Multimodal Machine learning is one of the fastest growing areas of machine learning. Often seen as one of the holy grails of AI, it is concerned with joint modeling of multiple modalities to better model natural phenomena. My research in this area includes finding new theoretical justification of multimodal learning, as well as novel empirical methods for fusion, alignment, and co-learning.
Theoretical and Empirical Foundations of Multimodality
Neural Models of Fusion
Fast Stochastic Inference Models under Uncertainty
Multimodal Active Learning, Meta-Learning and Reinforcement Learning
Machine Learning and Multimodality
Allowing neural models to build priors and beliefs from natural interactions is among core challenges in AI. Communication, reasoning and interaction with humans and environment require in-depth studies of computational models, as well as novel resources.

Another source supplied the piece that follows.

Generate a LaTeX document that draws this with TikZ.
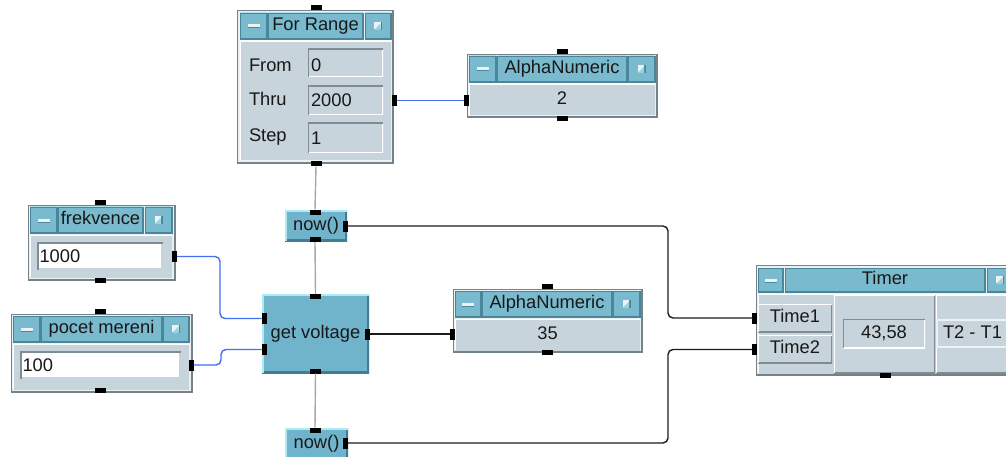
\documentclass[tikz,border=0pt]{standalone}
\usepackage{fontspec}
\setmainfont{Liberation Sans}

\definecolor{titleblue}{RGB}{122,186,206}
\definecolor{titlehi}{RGB}{178,224,236}
\definecolor{titlelo}{RGB}{74,134,154}
\definecolor{bodygray}{RGB}{200,212,220}
\definecolor{framehi}{RGB}{236,242,244}
\definecolor{framelo}{RGB}{118,130,138}
\definecolor{fieldlo}{RGB}{128,140,148}
\definecolor{devfill}{RGB}{112,180,204}
\definecolor{devhi}{RGB}{172,234,246}
\definecolor{devlo}{RGB}{66,126,146}
\definecolor{wireblue}{RGB}{64,112,240}
\definecolor{wiregray}{RGB}{168,168,168}
\definecolor{wireblack}{RGB}{28,28,28}
\definecolor{inkc}{RGB}{24,24,24}

% rectangle node given by its corners: name, style, x1, y1, x2, y2, text
\newcommand\vcell[7]{%
  \node[#2, minimum width={(#5-#3)*1pt}, minimum height={(#6-#4)*1pt}] (#1)
    at ({(#3+#5)/2},{(#4+#6)/2}) {#7};}
% connector pin: name, x, y, h or v
\newcommand\vpin[4]{\node[pin#4] (#1) at (#2,#3) {};}
% 3D edge: light top-left, dark bottom-right
\newcommand\bevellines[3][2.6pt]{%
  \draw[line width=#1,#3] (path picture bounding box.north east) --
    (path picture bounding box.south east) -- (path picture bounding box.south west);
  \draw[line width=#1,#2] (path picture bounding box.south west) --
    (path picture bounding box.north west) -- (path picture bounding box.north east);}
\newcommand\minglyph{%
  \fill[framehi] ([shift={(-6,-1.5)}]path picture bounding box.center) rectangle ++(12,3);
  \draw[titlelo,line width=0.6pt] ([shift={(-6,1.8)}]path picture bounding box.center) -- ++(12,0);}
\newcommand\maxglyph{%
  \fill[titlelo] ([shift={(-4,-4)}]path picture bounding box.center) rectangle ++(8,8);
  \fill[framehi] ([shift={(-4,-4)}]path picture bounding box.center) rectangle ++(6.6,6.6);
  \fill[titlehi!60!titleblue] ([shift={(-4,4)}]path picture bounding box.center) -- ++(6.6,0) -- ++(0,-6.6) -- cycle;}

\begin{document}
\begin{tikzpicture}[x=1pt,y=-1pt,
  every node/.style={inner sep=0pt, outer sep=0pt, text=inkc,
    font=\fontsize{18.3}{20}\selectfont, text height=13pt, text depth=3.5pt},
  frame/.style={fill=framehi, draw=framelo, line width=0.8pt,
    path picture={\bevellines{white}{framelo}}},
  tcell/.style={fill=titleblue, draw=titlelo, line width=0.6pt,
    path picture={\bevellines[2pt]{titlehi}{titlelo}}},
  minbtn/.style={fill=titleblue, draw=titlelo, line width=0.6pt,
    path picture={\bevellines[2pt]{titlehi}{titlelo}\minglyph}},
  maxbtn/.style={fill=titleblue, draw=titlelo, line width=0.6pt,
    path picture={\bevellines[2pt]{titlehi}{titlelo}\maxglyph}},
  body/.style={fill=bodygray, path picture={\bevellines[2pt]{white}{bodygray}}},
  field/.style={fill=bodygray, path picture={\bevellines[2.6pt]{fieldlo}{white}}},
  inputfield/.style={fill=white, path picture={\bevellines[3.4pt]{fieldlo}{bodygray}}},
  raisedgray/.style={fill=bodygray, path picture={\bevellines[2.6pt]{white}{fieldlo}}},
  outlinefield/.style={fill=bodygray, draw=framehi, line width=1.4pt},
  device/.style={fill=devfill, path picture={\bevellines[4pt]{devhi}{devlo}}},
  lbl/.style={anchor=base west, text height=, text depth=},
  pinh/.style={fill=black, minimum width=11pt, minimum height=5pt, text height=0pt, text depth=0pt},
  pinv/.style={fill=black, minimum width=5pt, minimum height=11pt, text height=0pt, text depth=0pt},
  wire/.style={line width=1.4pt, rounded corners=5pt}]

\clip (0,0) rectangle (1006,457);
\fill[white] (0,0) rectangle (1006,457);

% ---- For Range ----
\vcell{fr}{frame}{237}{10}{393}{163}{}
\vcell{frmin}{minbtn}{240}{13}{267}{39}{}
\vcell{frtitle}{tcell}{268}{13}{363}{39}{For Range}
\vcell{frmax}{maxbtn}{365}{13}{391}{39}{}
\vcell{frbody}{body}{240}{41}{391}{160}{}
\node[lbl] (frfromlbl) at (249,72) {From};
\node[lbl] (frthrulbl) at (249,106) {Thru};
\node[lbl] (frsteplbl) at (249,142) {Step};
\vcell{frfrom}{field}{308}{49}{383}{77}{}
\vcell{frthru}{field}{308}{86}{383}{115}{}
\vcell{frstep}{field}{308}{123}{383}{153}{}
\node[lbl] (frfromval) at (311,71.5) {0};
\node[lbl] (frthruval) at (311,106.5) {2000};
\node[lbl] (frstepval) at (311,145) {1};
\vpin{frtop}{316}{8}{h}
\vpin{frbot}{316}{164}{h}
\vpin{frright}{394.5}{100.5}{v}

% ---- AlphaNumeric (loop counter) ----
\vcell{ana}{frame}{467}{54}{657}{117}{}
\vcell{anamin}{minbtn}{469}{56}{496}{82}{}
\vcell{anatitle}{tcell}{497}{56}{627}{82}{AlphaNumeric}
\vcell{anamax}{maxbtn}{628}{56}{655}{82}{}
\vcell{anabody}{body}{469}{84}{655}{115}{2}
\vpin{anatop}{562}{51.5}{h}
\vpin{anabot}{562}{119}{h}
\vpin{analeft}{466.5}{100.5}{v}

% ---- frekvence ----
\vcell{fk}{frame}{28}{205}{175}{280}{}
\vcell{fkmin}{minbtn}{30}{207}{57}{233}{}
\vcell{fktitle}{tcell}{58}{207}{143}{233}{frekvence}
\vcell{fkmax}{maxbtn}{145}{207}{172}{233}{}
\vcell{fkbody}{body}{30}{235}{172}{277}{}
\vcell{fkfield}{inputfield}{37}{242}{163}{270}{}
\node[lbl] (fkval) at (39.5,262.5) {1000};
\vpin{fktop}{100}{203}{h}
\vpin{fkbot}{100}{280.5}{h}
\vpin{fkright}{174.5}{256.5}{v}

% ---- pocet mereni ----
\vcell{pm}{frame}{11}{314}{192}{392}{}
\vcell{pmmin}{minbtn}{13}{316}{40}{342}{}
\vcell{pmtitle}{tcell}{41}{316}{162}{342}{pocet mereni}
\vcell{pmmax}{maxbtn}{163}{316}{189}{342}{}
\vcell{pmbody}{body}{13}{344}{189}{389}{}
\vcell{pmfield}{inputfield}{20}{351}{181}{379}{}
\node[lbl] (pmval) at (22.5,371) {100};
\vpin{pmtop}{100.5}{311}{h}
\vpin{pmbot}{100.5}{390}{h}
\vpin{pmright}{191}{365}{v}

% ---- now() / get voltage / now() ----
\vcell{nowa}{device}{285}{210}{347}{241}{now()}
\vpin{nowatop}{315}{212}{h}
\vpin{nowabot}{315}{239.5}{h}
\vpin{nowaright}{345.5}{226}{v}

\vcell{gv}{device}{262}{294}{369}{373}{get voltage}
\vpin{gvtop}{315.5}{296.5}{h}
\vpin{gvbot}{315.5}{371}{h}
\vpin{gvlefta}{264}{318.5}{v}
\vpin{gvleftb}{264}{349.5}{v}
\vpin{gvright}{367}{334}{v}

\vcell{nowb}{device}{285}{428}{348}{460}{now()}
\vpin{nowbtop}{315}{430}{h}
\vpin{nowbright}{345.5}{443}{v}

% ---- AlphaNumeric (voltage) ----
\vcell{anb}{frame}{453}{289}{642}{352}{}
\vcell{anbmin}{minbtn}{455}{291}{481}{317}{}
\vcell{anbtitle}{tcell}{482}{291}{612}{317}{AlphaNumeric}
\vcell{anbmax}{maxbtn}{613}{291}{640}{317}{}
\vcell{anbbody}{body}{455}{319}{640}{350}{35}
\vpin{anbtop}{547}{286}{h}
\vpin{anbbot}{547}{352.5}{h}
\vpin{anbleft}{452}{334}{v}

% ---- Timer ----
\vcell{tm}{frame}{756}{265}{1012}{375}{}
\vcell{tmmin}{minbtn}{758}{268}{783}{292}{}
\vcell{tmtitle}{tcell}{785}{268}{985}{292}{Timer}
\vcell{tmmax}{maxbtn}{987}{268}{1013}{292}{}
\vcell{tmbody}{body}{758}{294}{1012}{373}{}
\vcell{tmtone}{raisedgray}{758}{304}{832}{332}{Time1}
\vcell{tmttwo}{raisedgray}{758}{335}{832}{363}{Time2}
\vcell{tmmid}{raisedgray}{834}{295}{935}{373}{}
\vcell{tmval}{field}{843}{319}{925}{348}{43,58}
\vcell{tmright}{raisedgray}{936}{295}{1012}{373}{}
\vcell{tmdiff}{outlinefield}{937}{320}{1012}{347}{}
\node[lbl] (tmdifftxt) at (943,338.5) {T2 - T1};
\vpin{tmpina}{754.5}{318}{v}
\vpin{tmpinb}{754.5}{349.5}{v}
\vpin{tmbot}{885}{375}{h}

% ---- connectors ----
\coordinate (fkbend) at (220,256.5);
\coordinate (pmbend) at (221,365);
\coordinate (tmbenda) at (668,226);
\coordinate (tmbendb) at (668,443);

\draw[wire,wireblue] (frright.east) -- (analeft.west);
\draw[wire,wireblue] (fkright.east) -- (fkbend) |- (gvlefta.west);
\draw[wire,wireblue] (pmright.east) -- (pmbend) |- (gvleftb.west);
\draw[wire,wiregray] (frbot.south) -- (nowatop.north);
\draw[wire,wiregray] (nowabot.south) -- (gvtop.north);
\draw[wire,wiregray] (gvbot.south) -- (nowbtop.north);
\draw[wire,wireblack] (gvright.east) -- (anbleft.west);
\draw[wire,wireblack] (nowaright.east) -- (tmbenda) |- (tmpina.west);
\draw[wire,wireblack] (nowbright.east) -- (tmbendb) |- (tmpinb.west);
\end{tikzpicture}
\end{document}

Multimodal Language Modeling
Artificial Social Intelligence
Multimodal Casual Prediction
Multimodal Communication and Reasoning
Multimodal sensing is an essential part of AI. From advanced neural models, to explainable statistics, multimodal sensing bridges the gap between the realm of AI and the real world. My research in this area is focused on visual sensing of human face and body, recognition of auditory cues, as well as social perceptions. A particular area of my research is exporting such technology to low-resource robots and environments.